Чуковский замечает в городской литературе новые – иногда любопытные, иногда пугающие черты. Прежде всего это внимание к форме и нежелание вникать в суть вещей: «для него (города. – И. Л.) форма и есть содержание». Город готов довольствоваться суррогатами чувств, красоты, поэзии; за брошенным вскользь замечанием о суррогатах уже различима главная мысль одной из самых нашумевших статей Корнея Ивановича – «Остерегайтесь подделок!». В городе человек, окруженный другими людьми, постоянно «заботится о приличии» – помнит, что он среди людей, видит себя со стороны, «вечно относится к себе как к постороннему»; «мысли о смерти, крики ужаса и страдания, восторги безумия и любви – все это сопровождается у горожанина такими вторыми мыслями: как бы красивее крикнуть от ужаса, как бы изящнее выразить ужас, как бы стильнее подумать о смерти». Город создал заботу о стильности, констатирует Чуковский, стилизация – способ горожанина прятать свои чувства от толпы. (Несколько десятилетий спустя флагман постмодернизма Умберто Эко писал в послесловии к «Имени розы»: современный человек вместо «я люблю тебя безумно» скажет: «как говорил такой-то, я люблю тебя безумно». Правда, постмодернизм уверяет, что это оттого, что все уже сказано и все слова затерты.
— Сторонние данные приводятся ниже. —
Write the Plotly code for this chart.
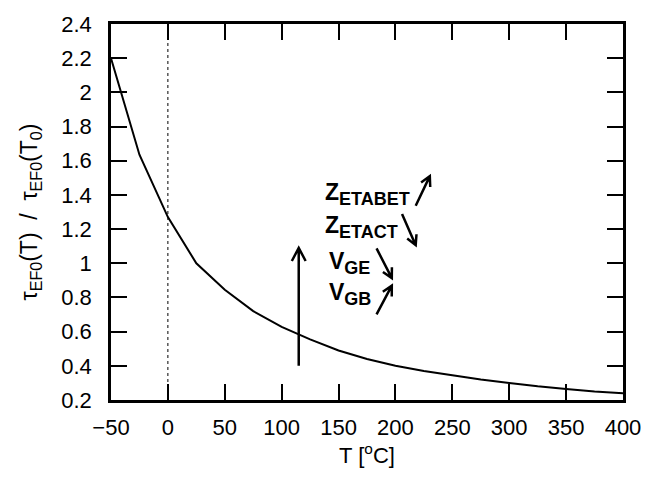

В начале XX века сказано было еще далеко не все, но свое, уязвимое, уже охотно прятали за цитаты и упоенно предавались стилизации, достигая в этом небывалых высот.)
Наконец, горожанин ни к чему не прилепляется душой. У него нет философии, нет системы, нет направления; все одинаково интересно, одинаково привлекательно – и случайно. Здесь Чуковский пока говорит о приспособляемости души горожанина, равной готовности принимать все, «что ни бросит ему жизнь», о равнодушии городского человека. Но уже в ближайших его статьях из этой мысли вырастет другая, и критик заговорит о случайности всех верований и убеждений, об отсутствии принципов и позиций, о готовности верить во все сразу, – о том, что он называл мозаичностью убеждений, короткомыслием, отсутствием фанатизма.
Важно было не только отметить факт, но и обратить внимание на его следствия: неизбежную поверхностность, массовость, механистичность литературы, стереотипность приемов. Чуковский фактически первым в России и одним из первых в мире обратил внимание на те изменения, которые происходят в сознании жителя мегаполиса, – то, что мы сейчас называем «информационной перегруженностью», «клиповым сознанием» и т. п. Нет, конечно, Дорошевич куда раньше сформулировал: «Голубушка, длинного не читают» – но вот почему не читают, анализировать до Чуковского никто не пытался. Однако несть пророка в своем отечестве: услышать-то его услышали (недаром же Ахматова чуть ли не полвека спустя говорила Лидии Корнеевне о важности этого открытия) – но всерьез не приняли. Принимать Чуковского всерьез долго еще считалось невозможным, большинство писало о нем с плохо скрываемой или вовсе не скрываемой неприязнью: явился тут некий юноша, сильно нашумел и вот что брякнул… Даже лучшие отзывы были выдержаны в духе незабвенного пушкинского «дура врет, врет, да и правду соврет».